I’ll stop this derailing here and go back to reading, but think about it.
Lol because that is the goal. Make armchair experts speculate the RCS to flood the public sources with trash information to obscure any possible leak of real information.
while i agree RCS sim should not be correlated to IRL rcs values, they can still be used to a massive extent comparing the rcs of 2 or more jets under similar conditions and quality of models.
No, not really.
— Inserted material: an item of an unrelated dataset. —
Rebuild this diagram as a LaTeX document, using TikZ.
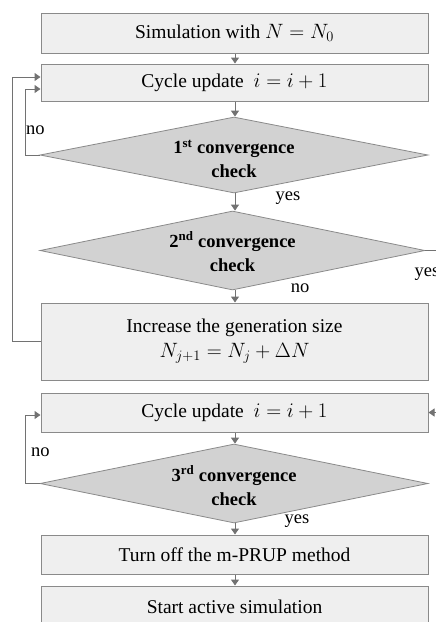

I actually started reading on the subject of stealth because of game balance concerns (uncounterable stealth CAS in GRB, 4th vs 5th gen in ARB), mixed with curiosity on the scientific aspects of it, and a whole mine of salt on manufacturer’s/internet claims.
It’s what I hope Gaijin will do for the sake of balance: use simulations with the same criteria to model the RCS on all 5th gens, as well as revamping the F117.
I’d really like to see a dev post on how they modelled stealth, especially since we now have the F117 – what exactly are those RCS multipliers in the files multiplying?